そのような概念によって、なぜ第二言語の習得が容易ではないか、ということや「英語の学習は、英語のスキーマを習得することだ」ということが理解できます。しかし、どのようなプラクティスをしたら、スキーマを獲得できるのか、具体的な方法が必要になります。

「音を捉えられる」とは、音のスキーマを習得する、ということです。そのようにひと言で言い表せる概念により、ある納得感が得られる一方で、「スキーマを習得する」ということをめぐって、克服すべき大きな課題があります。

ひとつは、捉えられる音には、レベルや段階があることです。日本語を母語とする学習者は、カナモジを読むような、音とリズム、感覚でことばを捉える能力を、意識されないかたちで身につけています。日本語のセンス、つまり日本語のスキーマを身につけています。

英語習得のボトルネックに気づくには?

したがって、英語という別のスキーマを、一から身につけるという、大きな課題に取り組むには、まず、ハードルやボトルネックになっているものに気づくことが不可欠です。それは、いっぺんにはできませんし、当然ながら、英語のスキーマの手本、そしてじぶんとの比較において「ちがい」がわかるような補助が必要となります。 

日本における従来の学習法は、単語や文の用法を、読んで覚える勉強が、学習方法の中心でした。昨今、ネイティブ発話の聞き取りや、自分で発話する練習なども加えられています。また、英会話スクールや、英語学習アプリなども、さかんです。他の学習科目と同じように「たくさん勉強すれば、その努力の成果があるはず」という考え方は、どこまで真実と言えるでしょうか?

「よい教材があれば、よい学習ができるはず」という、教育する立場の考え方にも死角があります。学習者の立場に立ってみると、じぶんで「気づける」ということ、それを積み重ねていくことによってスキルを身につけられるかどうかが、もっとも根本的な課題になるからです。
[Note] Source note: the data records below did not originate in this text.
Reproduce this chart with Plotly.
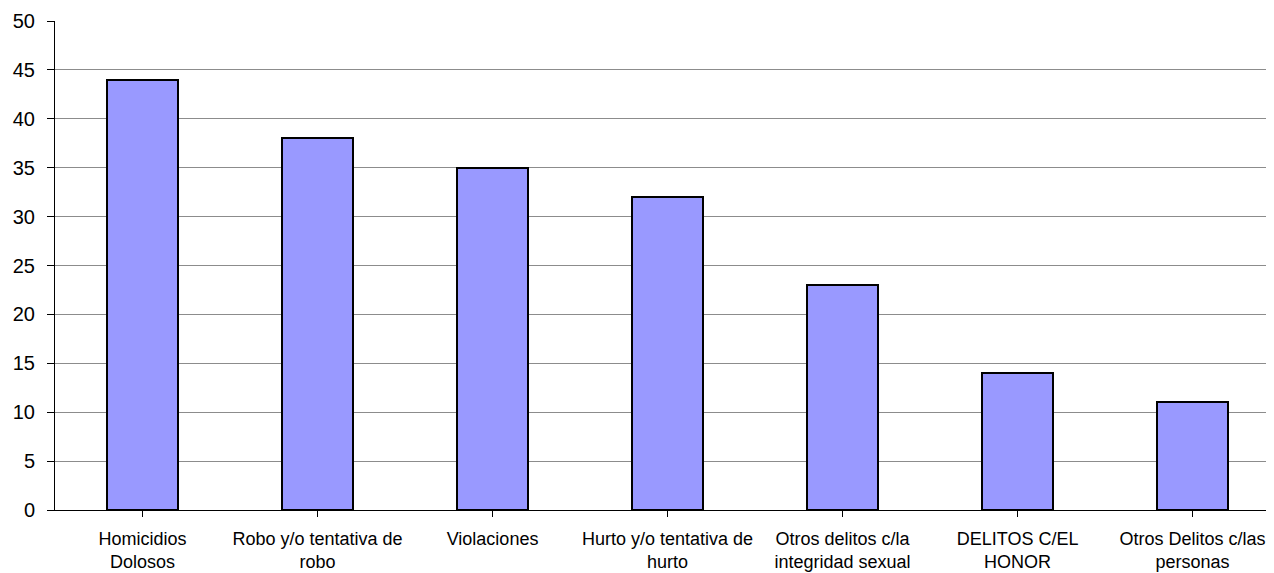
import plotly.graph_objects as go

categories = [
    "Homicidios<br>Dolosos",
    "Robo y/o tentativa de<br>robo",
    "Violaciones",
    "Hurto y/o tentativa de<br>hurto",
    "Otros delitos c/la<br>integridad sexual",
    "DELITOS C/EL<br>HONOR",
    "Otros Delitos c/las<br>personas",
]
values = [44, 38, 35, 32, 23, 14, 11]
y_ticks = [0, 5, 10, 15, 20, 25, 30, 35, 40, 45, 50]

fig = go.Figure(
    go.Bar(
        x=list(range(len(categories))),
        y=values,
        width=0.406,
        marker=dict(color="#9999FF", line=dict(color="#000000", width=2)),
    )
)

fig.update_layout(
    width=1274,
    height=573,
    margin=dict(l=47, r=0, t=13, b=71),
    plot_bgcolor="white",
    paper_bgcolor="white",
    font=dict(family="Liberation Sans, Arial, sans-serif", size=18, color="black"),
    showlegend=False,
    bargap=0,
)
fig.update_xaxes(
    tickmode="array",
    tickvals=list(range(len(categories))),
    ticktext=categories,
    range=[-0.5, 6.511],
    showline=True,
    linecolor="black",
    linewidth=1,
    showgrid=False,
    ticks="outside",
    tickson="boundaries",
    ticklen=6,
    tickcolor="black",
    tickfont=dict(size=18),
    ticklabelstandoff=6,
    automargin=False,
)
fig.update_yaxes(
    range=[0, 50],
    tickvals=y_ticks,
    showline=True,
    linecolor="black",
    linewidth=1,
    showgrid=True,
    gridcolor="#8c8c8c",
    gridwidth=1,
    ticks="outside",
    ticklen=7,
    tickcolor="black",
    zeroline=False,
    tickfont=dict(size=20),
    ticklabelstandoff=8,
    automargin=False,
)

fig.write_html("out.html")
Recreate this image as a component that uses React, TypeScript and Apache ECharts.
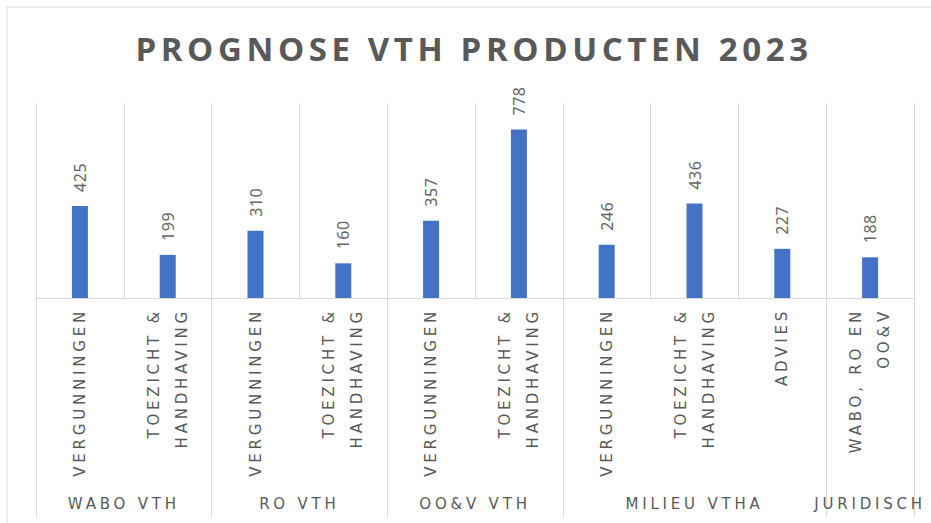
import React, { useEffect, useRef } from "react";
import * as echarts from "echarts";

const titleText = "PROGNOSE VTH PRODUCTEN 2023";
const subCategories = [
  "VERGUNNINGEN",
  "TOEZICHT &\nHANDHAVING",
  "VERGUNNINGEN",
  "TOEZICHT &\nHANDHAVING",
  "VERGUNNINGEN",
  "TOEZICHT &\nHANDHAVING",
  "VERGUNNINGEN",
  "TOEZICHT &\nHANDHAVING",
  "ADVIES",
  "WABO, RO EN\nOO&V",
];
const values = [425, 199, 310, 160, 357, 778, 246, 436, 227, 188];
const groups = ["WABO VTH", "RO VTH", "OO&V VTH", "MILIEU VTHA", "JURIDISCH"];
const groupSizes = [2, 2, 2, 3, 1];

const GRAY = "#595959";
const LINE = "#d9d9d9";

export default function App() {
  const ref = useRef<HTMLDivElement>(null);

  useEffect(() => {
    if (!ref.current) return;
    const chart = echarts.init(ref.current, undefined, { renderer: "svg" });

    // half-slot axis for group labels and separators
    const slots = subCategories.length * 2 + 1;
    const slotIds: string[] = [];
    for (let i = 0; i < slots; i++) slotIds.push("s" + i);
    const labelAt: Record<number, string> = {};
    const boundaries = new Set<number>();
    let start = 0;
    groups.forEach((g, gi) => {
      boundaries.add(start * 2);
      labelAt[start * 2 + groupSizes[gi]] = g;
      start += groupSizes[gi];
    });
    boundaries.add(start * 2);

    chart.setOption({
      animation: false,
      backgroundColor: "#ffffff",
      title: {
        text: titleText,
        left: 469,
        textAlign: "center",
        top: 27,
        textStyle: {
          fontFamily: "Open Sans",
          fontWeight: "bold",
          fontSize: 33,
          color: GRAY,
        },
      },
      graphic: [
        {
          type: "rect",
          shape: { x: 7, y: 7, width: 960, height: 540 },
          style: { fill: "none", stroke: LINE, lineWidth: 1 },
          silent: true,
          z: -10,
        },
      ],
      grid: { left: 36, right: 17, top: 103, bottom: 225, containLabel: false },
      xAxis: [
        {
          type: "category",
          data: subCategories,
          position: "bottom",
          axisLine: { show: true, lineStyle: { color: LINE, width: 1 } },
          axisTick: { show: false },
          splitLine: { show: true, interval: 0, lineStyle: { color: LINE, width: 1 } },
          axisLabel: {
            interval: 0,
            rotate: 90,
            margin: 10,
            fontFamily: "DejaVu Sans",
            fontSize: 15,
            lineHeight: 28,
            color: GRAY,
          },
        },
        {
          type: "category",
          data: slotIds,
          position: "bottom",
          boundaryGap: false,
          axisLine: { show: false },
          axisTick: {
            show: true,
            length: 219,
            interval: (index: number) => boundaries.has(index),
            lineStyle: { color: LINE, width: 1 },
          },
          splitLine: { show: false },
          axisLabel: {
            interval: 0,
            margin: 198,
            fontFamily: "DejaVu Sans",
            fontSize: 15,
            color: GRAY,
            formatter: (_v: string, index: number) => labelAt[index] ?? "",
          },
        },
      ],
      yAxis: {
        type: "value",
        min: 0,
        max: 900,
        show: false,
        splitLine: { show: false },
      },
      series: [
        {
          type: "bar",
          xAxisIndex: 0,
          data: values,
          barWidth: 16,
          itemStyle: { color: "#4472C4" },
          label: {
            show: true,
            position: "top",
            rotate: 90,
            align: "left",
            verticalAlign: "middle",
            distance: 14,
            fontFamily: "Noto Sans",
            fontSize: 16,
            color: "#666666",
          },
        },
      ],
    });

    return () => chart.dispose();
  }, []);

  return (
    <>
      <style>{`
        .chartbox text[style*="Open Sans"], .chartbox text[font-family*="Open Sans"] { letter-spacing: 4.6px; }
        .chartbox text[style*="DejaVu"], .chartbox text[font-family*="DejaVu"] { letter-spacing: 3.8px; }
        .chartbox text[style*="Noto Sans"], .chartbox text[font-family*="Noto Sans"] { letter-spacing: 0.5px; }
      `}</style>
      <div
        ref={ref}
        className="chartbox"
        style={{ position: "fixed", left: 0, top: 0, width: 931, height: 523 }}
      />
    </>
  );
}
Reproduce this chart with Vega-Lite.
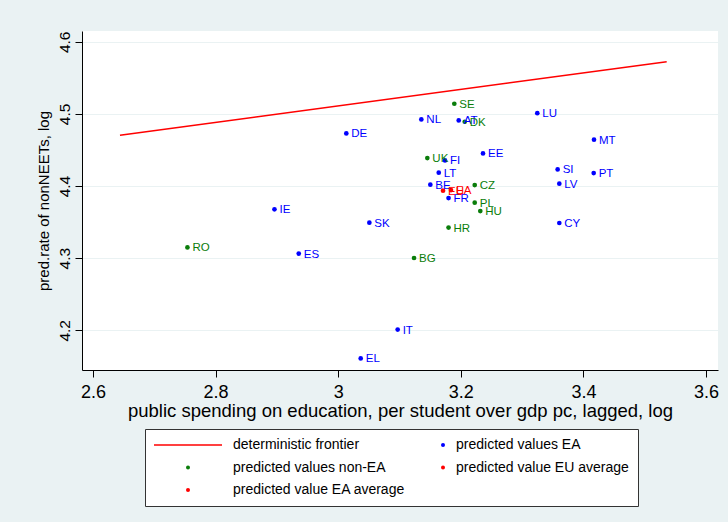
{
  "$schema": "https://vega.github.io/schema/vega-lite/v6.json",
  "width": 636,
  "height": 339,
  "autosize": {"type": "none"},
  "padding": {"left": 82, "top": 31, "right": 10, "bottom": 152},
  "background": "#EAF2F3",
  "config": {
    "view": {"fill": "white", "stroke": null},
    "font": "Liberation Sans",
    "axis": {
      "domainColor": "black",
      "tickColor": "black",
      "labelColor": "black",
      "titleColor": "black",
      "titleFontWeight": "normal",
      "tickSize": 7,
      "labelFlush": false,
      "gridColor": "#EAF2F3",
      "gridWidth": 1.2
    }
  },
  "datasets": {
    "frontier": [
      {"x": 2.644, "y": 4.4706, "group": "deterministic frontier"},
      {"x": 3.5359, "y": 4.5723, "group": "deterministic frontier"}
    ],
    "countries": [
      {"code": "NL", "x": 3.1356, "y": 4.4924, "group": "predicted values EA"},
      {"code": "AT", "x": 3.1966, "y": 4.491, "group": "predicted values EA"},
      {"code": "DE", "x": 3.0132, "y": 4.473, "group": "predicted values EA"},
      {"code": "LU", "x": 3.3248, "y": 4.5011, "group": "predicted values EA"},
      {"code": "MT", "x": 3.4173, "y": 4.4643, "group": "predicted values EA"},
      {"code": "SI", "x": 3.358, "y": 4.4231, "group": "predicted values EA"},
      {"code": "PT", "x": 3.4168, "y": 4.418, "group": "predicted values EA"},
      {"code": "LV", "x": 3.3607, "y": 4.4033, "group": "predicted values EA"},
      {"code": "EE", "x": 3.2362, "y": 4.4453, "group": "predicted values EA"},
      {"code": "FI", "x": 3.1742, "y": 4.4356, "group": "predicted values EA"},
      {"code": "LT", "x": 3.164, "y": 4.4186, "group": "predicted values EA"},
      {"code": "BE", "x": 3.1503, "y": 4.402, "group": "predicted values EA"},
      {"code": "FR", "x": 3.18, "y": 4.3834, "group": "predicted values EA"},
      {"code": "IE", "x": 2.896, "y": 4.3677, "group": "predicted values EA"},
      {"code": "SK", "x": 3.0508, "y": 4.3493, "group": "predicted values EA"},
      {"code": "ES", "x": 2.9356, "y": 4.3064, "group": "predicted values EA"},
      {"code": "IT", "x": 3.097, "y": 4.2011, "group": "predicted values EA"},
      {"code": "EL", "x": 3.0367, "y": 4.161, "group": "predicted values EA"},
      {"code": "CY", "x": 3.3607, "y": 4.3488, "group": "predicted values EA"},
      {"code": "SE", "x": 3.1894, "y": 4.5141, "group": "predicted values non-EA"},
      {"code": "DK", "x": 3.2064, "y": 4.4892, "group": "predicted values non-EA"},
      {"code": "UK", "x": 3.1454, "y": 4.4388, "group": "predicted values non-EA"},
      {"code": "CZ", "x": 3.2227, "y": 4.4014, "group": "predicted values non-EA"},
      {"code": "PL", "x": 3.2227, "y": 4.377, "group": "predicted values non-EA"},
      {"code": "HU", "x": 3.2318, "y": 4.3654, "group": "predicted values non-EA"},
      {"code": "HR", "x": 3.18, "y": 4.3424, "group": "predicted values non-EA"},
      {"code": "BG", "x": 3.1237, "y": 4.3003, "group": "predicted values non-EA"},
      {"code": "RO", "x": 2.754, "y": 4.315, "group": "predicted values non-EA"},
      {"code": "EU", "x": 3.171, "y": 4.3936, "group": "predicted value EU average"},
      {"code": "EA", "x": 3.184, "y": 4.3945, "group": "predicted value EA average"}
    ]
  },
  "encoding": {
    "x": {
      "field": "x",
      "type": "quantitative",
      "scale": {"domain": [2.582, 3.6196], "nice": false, "zero": false},
      "axis": {
        "title": "public spending on education, per student over gdp pc, lagged, log",
        "values": [2.6, 2.8, 3, 3.2, 3.4, 3.6],
        "format": "~g",
        "grid": false,
        "labelFontSize": 18,
        "titleFontSize": 18.5,
        "labelPadding": 6,
        "titlePadding": 0
      }
    },
    "y": {
      "field": "y",
      "type": "quantitative",
      "scale": {"domain": [4.145, 4.615], "nice": false, "zero": false},
      "axis": {
        "title": "pred.rate of nonNEETs, log",
        "values": [4.2, 4.3, 4.4, 4.5, 4.6],
        "format": ".1f",
        "grid": true,
        "labelFontSize": 15.5,
        "titleFontSize": 15,
        "labelAngle": 270,
        "labelAlign": "center",
        "labelBaseline": "alphabetic",
        "labelPadding": 6,
        "titleAngle": 270,
        "titleBaseline": "alphabetic",
        "titleX": -33.5
      }
    },
    "color": {
      "field": "group",
      "type": "nominal",
      "scale": {
        "domain": [
          "deterministic frontier",
          "predicted values EA",
          "predicted values non-EA",
          "predicted value EU average",
          "predicted value EA average"
        ],
        "range": ["#FF0000", "#0000FF", "#0A7D0A", "#FF0000", "#FF0000"]
      },
      "legend": {
        "title": null,
        "orient": "none",
        "legendX": 63,
        "legendY": 398,
        "direction": "horizontal",
        "columns": 2,
        "columnPadding": 34,
        "rowPadding": 8.5,
        "padding": 9,
        "fillColor": "white",
        "strokeColor": "#333333",
        "labelFontSize": 14,
        "labelColor": "black",
        "labelLimit": 300,
        "symbolSize": 16,
        "encode": {
          "entries": {"update": {"width": {"value": 1}}},
          "symbols": {
            "update": {
              "x": {"signal": "datum.index % 2 === 0 ? 34 : 4"},
              "shape": {"signal": "datum.value === 'deterministic frontier' ? 'stroke' : 'circle'"},
              "size": {"signal": "datum.value === 'deterministic frontier' ? 4624 : 16"},
              "strokeWidth": {"signal": "datum.value === 'deterministic frontier' ? 1.5 : 0"},
              "fill": {"scale": "color", "field": "value"},
              "stroke": {"scale": "color", "field": "value"},
              "opacity": {"value": 1}
            }
          },
          "labels": {
            "update": {
              "x": {"signal": "datum.index % 2 === 0 ? 79 : 17"}
            }
          }
        }
      }
    }
  },
  "layer": [
    {
      "data": {"name": "frontier"},
      "mark": {"type": "line", "strokeWidth": 1.5}
    },
    {
      "data": {"name": "countries"},
      "mark": {"type": "point", "filled": true, "size": 22, "opacity": 1}
    },
    {
      "data": {"name": "countries"},
      "mark": {"type": "text", "align": "left", "baseline": "middle", "dx": 5, "dy": 1, "fontSize": 11.5},
      "encoding": {"text": {"field": "code"}}
    }
  ]
}
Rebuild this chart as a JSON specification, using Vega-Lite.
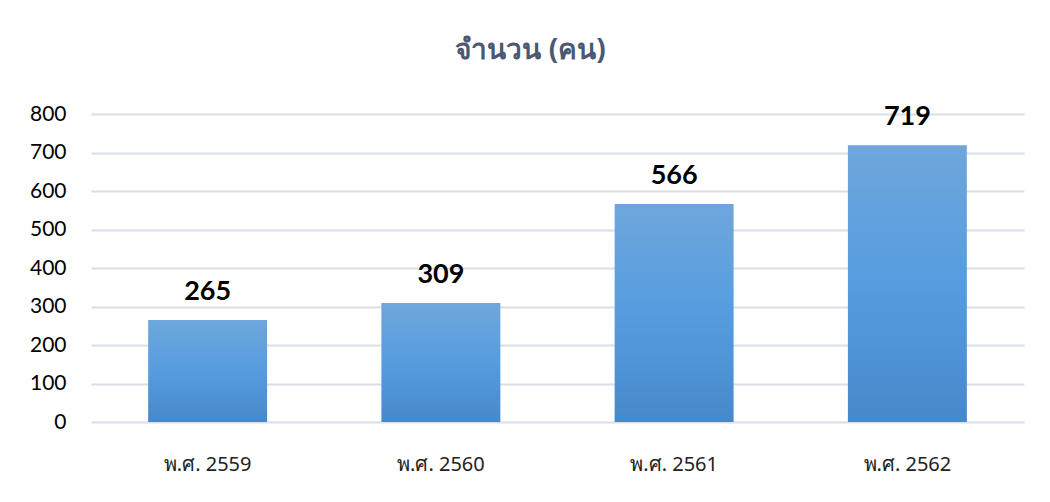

これを克服する方法論としくみ(メソッド)が明らかにされないことには、膨大な数の英語学習者が、努力に見合った成果を得られない、という現実に立ち向かうことはできません。 

じぶんひとりでプラクティスできる方法が必要

時間をかければできるのでしょうか?お金をかければ成果があがるのでしょうか?一概には言えません。

いずれにしても、これまでは、膨大な時間や負担をかけずとも「じぶんひとりで」行える、具体的なプラクティス方法と、それを支えるしくみがありませんでした。学校の授業、宿題やテスト、受験など、英語を勉強しなければならない環境がありながら、じぶんひとりでできる、プラクティスの場がない、効果的な方法がない、きっかけや手助けがない、という状況は、日本語を母語とする、ほとんどの英語学習者にとって共通の課題です。

エンパシームを使った「じぶんでちがいに気づけるプラクティス」、ことばのつながり感に気づく」プラクティスを両輪として、順に土台を築いていきます。 

プラクティスでつながる心

じぶんひとりでできるプラクティスと、ガイドしてくれる・教えてくれる人の手助けを直接つなぐことにより、時として、ひとりでは途切れてしまいそうな習慣づくりをしっかり支えます。

また、科学的なアプローチによる補助を、周囲の手助けを習慣づくりのしくみに組み込み、「センスを磨く」「感覚を身につける」といった漠然としたイメージで捉えていたことを、「スキーマの習得+身体でアウトプットしてふりかえる」という、具体的なプラクティスの習慣づくりに変えていきます。

だれもがみな、じぶんひとりでプラクティスできるとすれば、プラクティスをするものとして、おなじ体験を共有することができます。プラクティスに関わる人どおし、じぶんと周囲の間に、こころのつながりをつくることです。